Diogo Augusto disse...

Reconheço que o paralelismo que estabeleço estica um bocado a corda mas a violência doméstica também é cultural e simbólica. Não se trata apenas de um acto físico sem quaisquer repercussões sociais. Antes, tal como o uso deste tipo de roupas, servem o propósito de manter uma relação de poder que, por muito violenta que seja, pode ser "livremente" aceite pelas vítimas como perfeitamente justificável

magda alves disse...

Sim claro, mas o meu ponto no que concerne o veu e a burka e o papel do Estado é que se o Estado é, e bem, e deve ser, laico, já as pessoas não têm que o ser e não cabe ao estado regular a liberdade religiosa, de culto, de cada um/a por muito que julgue que determinados simbolos dessas religiões sejam supostamente contrários ao que defende - considero como já disse que simbolizam a subordinação da mulher, etc, mas como também disse, essa é a nossa leitura, pode não ser a de mulheres que o usam. Estão enganadas? pois é capaz mas para além de estarem no seu direito, quem sou eu e quem é o Estado para impôr a sua visão sobre a religião e os seus simbolos, e as crenças de cada um/a? custa? custa sim, no doubt. Apetece tirar-lhes aquele veú ou aquela burka e "libertar as mulheres"? apetece sim; mas não acho que passe por ái. O Estado poderia no limite intervir se essa liberdade religiosa, cultural coagisse terceiros/as que nada têm a ver com o uso de tais simbolos. Não é o caso. Incomoda-me? incomoda-te? sim, mas não nos coage . 2º porque ao proibi-los o Estado estigmatiza, não integra, quer assimilar, rejeita cidadãs que têm liberdade de circulação, liberdade religiosa, direito à educação, ao espaço público.
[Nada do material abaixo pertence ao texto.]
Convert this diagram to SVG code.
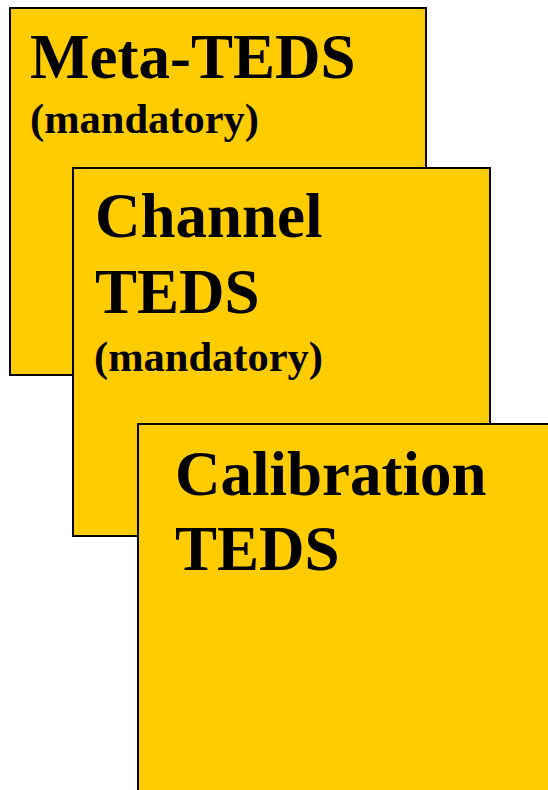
<svg xmlns="http://www.w3.org/2000/svg" width="548" height="790" viewBox="0 0 548 790">
<style>
.box{fill:#FFCC00;stroke:#000;stroke-width:2}
.big{font-family:"Liberation Serif","Times New Roman",serif;font-weight:bold;font-size:63px;fill:#000}
.small{font-family:"Liberation Serif","Times New Roman",serif;font-weight:bold;font-size:42.5px;fill:#000}
</style>
<rect width="548" height="790" fill="#fff"/>
<g id="meta-teds">
<rect class="box" x="10" y="8" width="416" height="367"/>
<text class="big" x="30" y="78">Meta-TEDS</text>
<text class="small" x="30" y="133">(mandatory)</text>
</g>
<g id="channel-teds">
<rect class="box" x="73" y="168" width="417" height="368"/>
<text class="big" x="95" y="237">Channel</text>
<text class="big" x="95" y="313">TEDS</text>
<text class="small" x="94" y="371">(mandatory)</text>
</g>
<g id="calibration-teds">
<rect class="box" x="138" y="424" width="420" height="380"/>
<text class="big" x="175" y="495">Calibration</text>
<text class="big" x="175" y="570">TEDS</text>
</g>
<g id="connectors"></g>
</svg>
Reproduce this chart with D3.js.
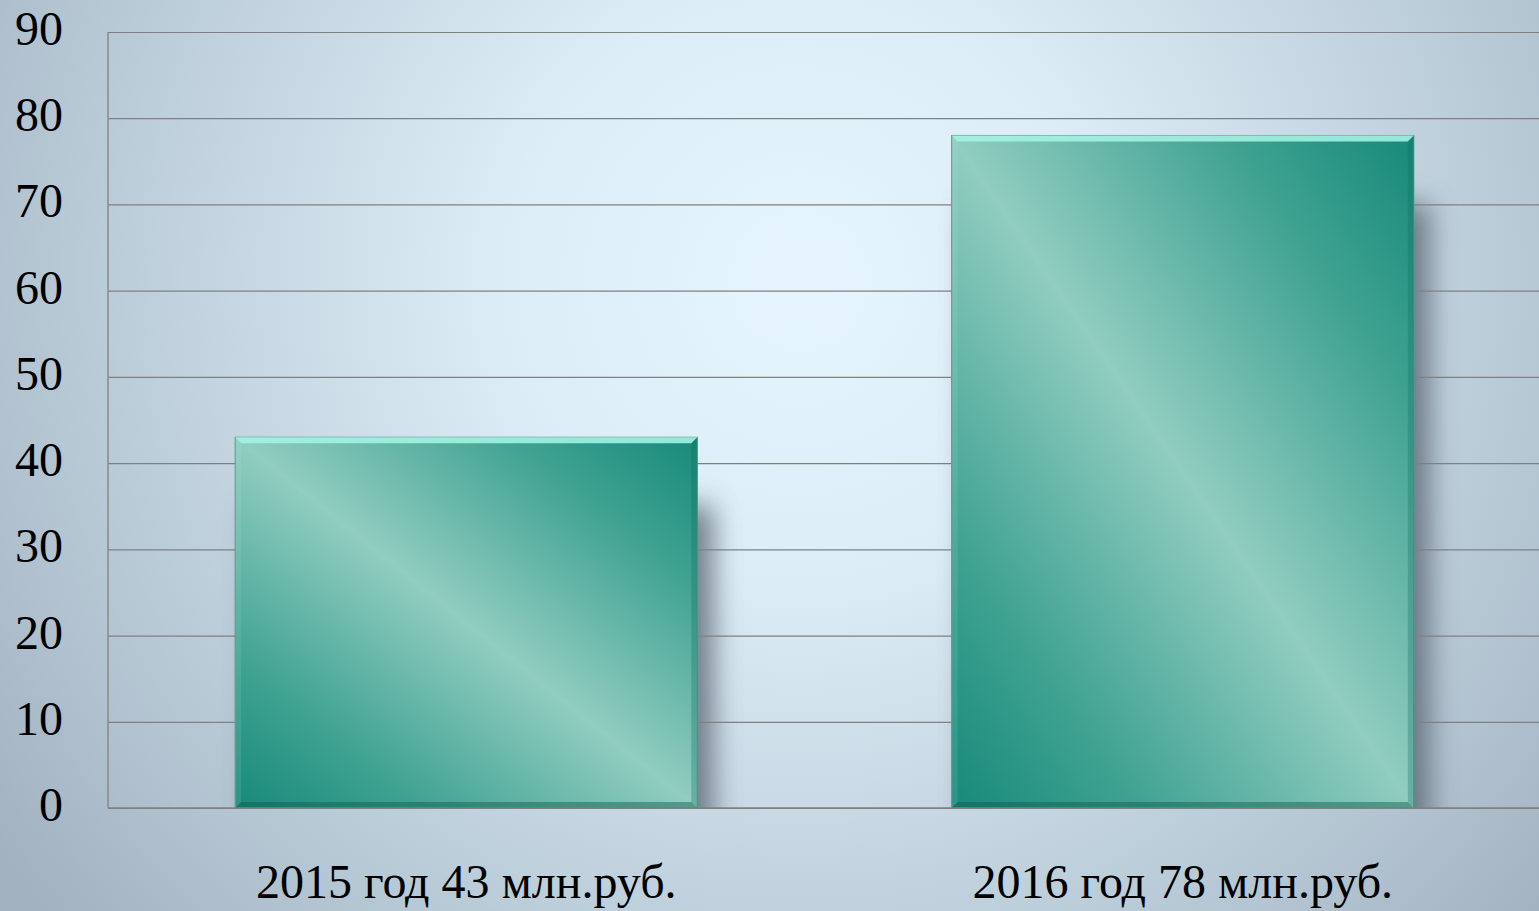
<!DOCTYPE html>
<html>
<head>
<meta charset="utf-8">
<script src="https://cdn.jsdelivr.net/npm/d3@7"></script>
<style>
  html, body { margin: 0; padding: 0; overflow: hidden; }
  .tickLabel text, .catLabel { font-family: "Liberation Serif", serif; fill: #000; }
</style>
</head>
<body>
<div id="chart"></div>
<script>
// data
var categories = ["2015 год 43 млн.руб.", "2016 год 78 млн.руб."];
var values = [43, 78];
var yTicks = [0, 10, 20, 30, 40, 50, 60, 70, 80, 90];

var width = 1539;
var height = 911;

var plotLeft = 108, plotRight = 1541, plotTop = 32, plotBottom = 808;

var svg = d3.select("#chart")
    .append("svg")
    .attr("width", width)
    .attr("height", height);

var defs = svg.append("defs");

// background
var bg = defs.append("radialGradient")
    .attr("id", "bg")
    .attr("gradientUnits", "userSpaceOnUse")
    .attr("cx", 800).attr("cy", 280).attr("r", 980);
bg.append("stop").attr("offset", "0").attr("stop-color", "#e6f5fd");
bg.append("stop").attr("offset", "0.3").attr("stop-color", "#dcedf7");
bg.append("stop").attr("offset", "0.7").attr("stop-color", "#bccdda");
bg.append("stop").attr("offset", "1").attr("stop-color", "#a2b2c1");

svg.append("rect")
    .attr("width", width).attr("height", height)
    .attr("fill", "url(#bg)");

// bar fill
var barGrad = defs.append("linearGradient")
    .attr("id", "barFill")
    .attr("x1", 1).attr("y1", 0).attr("x2", 0).attr("y2", 1);
barGrad.append("stop").attr("offset", "0").attr("stop-color", "#17897a");
barGrad.append("stop").attr("offset", "0.2").attr("stop-color", "#3fa291");
barGrad.append("stop").attr("offset", "0.5").attr("stop-color", "#91cdc1");
barGrad.append("stop").attr("offset", "0.8").attr("stop-color", "#3fa291");
barGrad.append("stop").attr("offset", "1").attr("stop-color", "#17897a");

var shadowBlur = defs.append("filter")
    .attr("id", "shadow")
    .attr("x", "-30%").attr("y", "-30%").attr("width", "160%").attr("height", "160%");
shadowBlur.append("feGaussianBlur").attr("stdDeviation", 14);

defs.append("clipPath").attr("id", "plotClip")
    .append("rect")
    .attr("x", plotLeft).attr("y", 0)
    .attr("width", width - plotLeft).attr("height", plotBottom);

// scales
var x = d3.scaleBand()
    .domain(categories)
    .range([plotLeft, plotRight])
    .paddingInner(0.355)
    .paddingOuter(0.1775);

var y = d3.scaleLinear()
    .domain([0, 90])
    .range([plotBottom, plotTop]);

// shadows behind bars
svg.append("g")
    .attr("clip-path", "url(#plotClip)")
    .selectAll("rect")
    .data(values)
    .enter()
    .append("rect")
    .attr("x", function(d, i) { return x(categories[i]) + 16; })
    .attr("y", function(d) { return y(d) + 68; })
    .attr("width", x.bandwidth())
    .attr("height", function(d) { return plotBottom - y(d); })
    .attr("fill", "#56636f")
    .attr("opacity", 0.8)
    .attr("filter", "url(#shadow)");

// grid lines
var grid = svg.append("g")
    .attr("transform", "translate(" + plotLeft + ",0)")
    .call(d3.axisLeft(y).tickValues(yTicks).tickSize(-(width - plotLeft)).tickFormat(""));
grid.select(".domain").remove();
grid.selectAll("line").attr("stroke", "#808080").attr("stroke-width", 1.2);

// axis line
svg.append("line")
    .attr("x1", plotLeft).attr("x2", plotLeft)
    .attr("y1", y(90)).attr("y2", y(0))
    .attr("stroke", "#8a8a8a").attr("stroke-width", 1.5);

// tick labels
var yAxis = svg.append("g")
    .attr("class", "tickLabel")
    .attr("transform", "translate(" + plotLeft + ",0)")
    .call(d3.axisLeft(y).tickValues(yTicks).tickSize(0).tickPadding(45));
yAxis.select(".domain").remove();
yAxis.selectAll("text")
    .attr("font-size", 48)
    .attr("dy", "0.26em");

// bars
var bars = svg.selectAll("g.bar")
    .data(values)
    .enter()
    .append("g")
    .attr("class", "bar");

bars.append("rect")
    .attr("x", function(d, i) { return x(categories[i]); })
    .attr("y", function(d) { return y(d); })
    .attr("width", x.bandwidth())
    .attr("height", function(d) { return plotBottom - y(d); })
    .attr("fill", "url(#barFill)")
    .attr("stroke", "#4c9a8c")
    .attr("stroke-width", 1);

var bevel = 6;

// bevel: top highlight
bars.append("path")
    .attr("d", function(d, i) {
        var x0 = x(categories[i]), x1 = x0 + x.bandwidth(), y0 = y(d), b = bevel;
        return "M" + x0 + "," + y0 + "L" + x1 + "," + y0 + "L" + (x1 - b) + "," + (y0 + b) + "L" + (x0 + b) + "," + (y0 + b) + "Z";
    })
    .attr("fill", "#a4f2e2")
    .attr("opacity", 0.9);

// bevel: right edge
bars.append("path")
    .attr("d", function(d, i) {
        var x0 = x(categories[i]), x1 = x0 + x.bandwidth(), y0 = y(d), b = bevel;
        return "M" + x1 + "," + y0 + "L" + x1 + "," + plotBottom + "L" + (x1 - b) + "," + (plotBottom - b) + "L" + (x1 - b) + "," + (y0 + b) + "Z";
    })
    .attr("fill", "#0f6e60")
    .attr("opacity", 0.3);

// bevel: left edge
bars.append("path")
    .attr("d", function(d, i) {
        var x0 = x(categories[i]), y0 = y(d), b = bevel;
        return "M" + x0 + "," + y0 + "L" + (x0 + b) + "," + (y0 + b) + "L" + (x0 + b) + "," + (plotBottom - b) + "L" + x0 + "," + plotBottom + "Z";
    })
    .attr("fill", "#b6ece0")
    .attr("opacity", 0.12);

// bevel: bottom edge
bars.append("path")
    .attr("d", function(d, i) {
        var x0 = x(categories[i]), x1 = x0 + x.bandwidth(), b = bevel;
        return "M" + x0 + "," + plotBottom + "L" + (x0 + b) + "," + (plotBottom - b) + "L" + (x1 - b) + "," + (plotBottom - b) + "L" + x1 + "," + plotBottom + "Z";
    })
    .attr("fill", "#0a5a4e")
    .attr("opacity", 0.45);

// bottom axis line
svg.append("line")
    .attr("x1", plotLeft).attr("x2", width)
    .attr("y1", plotBottom).attr("y2", plotBottom)
    .attr("stroke", "#808080").attr("stroke-width", 1.5);

// category labels
svg.selectAll("text.catLabel")
    .data(categories)
    .enter()
    .append("text")
    .attr("class", "catLabel")
    .attr("x", function(d) { return x(d) + x.bandwidth() / 2; })
    .attr("y", 898)
    .attr("text-anchor", "middle")
    .attr("font-size", 48)
    .text(function(d) { return d; });
</script>
</body>
</html>
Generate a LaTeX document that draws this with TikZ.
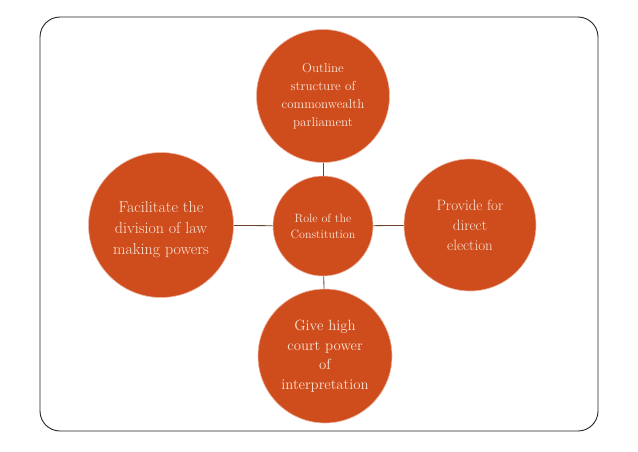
\documentclass[tikz,border=0pt]{standalone}
\definecolor{disc}{RGB}{207,76,29}
\definecolor{disctext}{RGB}{250,230,214}
\definecolor{linkcol}{RGB}{105,65,45}
\definecolor{framecol}{RGB}{35,35,35}
\begin{document}
\begin{tikzpicture}[x=1pt,y=-1pt,
  bubble/.style={circle, fill=disc, draw=disc!40!white, line width=0.6pt,
    text=disctext, align=center, inner sep=0pt},
  inner/.style={text=disctext, align=center, inner sep=0pt},
  link/.style={draw=linkcol, line width=0.8pt}]
\useasboundingbox (0,0) rectangle (638,451);
\fill[white] (0,0) rectangle (638,451);
\draw[framecol, line width=0.9pt, rounded corners=20pt] (40,17) rectangle (598,431);

\node[bubble, minimum size=100pt, font=\fontsize{12}{16}\selectfont] (c) at (323,226) {Role of the\\Constitution};
\node[bubble, minimum size=133pt, font=\fontsize{13}{18}\selectfont] (t) at (323,96) {Outline\\structure of\\commonwealth\\parliament};
\node[bubble, minimum size=145pt,
  label={[inner, font=\fontsize{16}{21}\selectfont, yshift=-5pt]center:{Facilitate the\\division of law\\making powers}}] (l) at (161,225) {};
\node[bubble, minimum size=132pt, font=\fontsize{15}{20}\selectfont] (r) at (470,225) {Provide for\\direct\\election};
\node[bubble, minimum size=134pt, font=\fontsize{14.8}{19.5}\selectfont] (b) at (325,356) {Give high\\court power\\of\\interpretation};

\draw[link] (t) -- (c);
\draw[link] (c) -- (b);
\draw[link] (l) -- (c);
\draw[link] (c) -- (r);
\end{tikzpicture}
\end{document}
Repara que estou aqui a responder-te mediante aquilo que julgo que são argumentos válidos para o debate e nos quais tendo a rever-me , mas mais uma vez sem CERTEZAS e não quero ser mal intepretada na minha visão sobe tais simbólos, claramente, a meu ver, instrumentos de subjugação das mulheres, mas isso é a minha concepção e o que aqui devemos pensar é o papel do Estado perante o uso individual de tais símbolos, as liberdades de cada um/a, o que subjaz por trás das "práticas" do Estado e quais as suas consequências. E é aí que a minha percepção sobre tais símbolos se submete a outra racionalidade.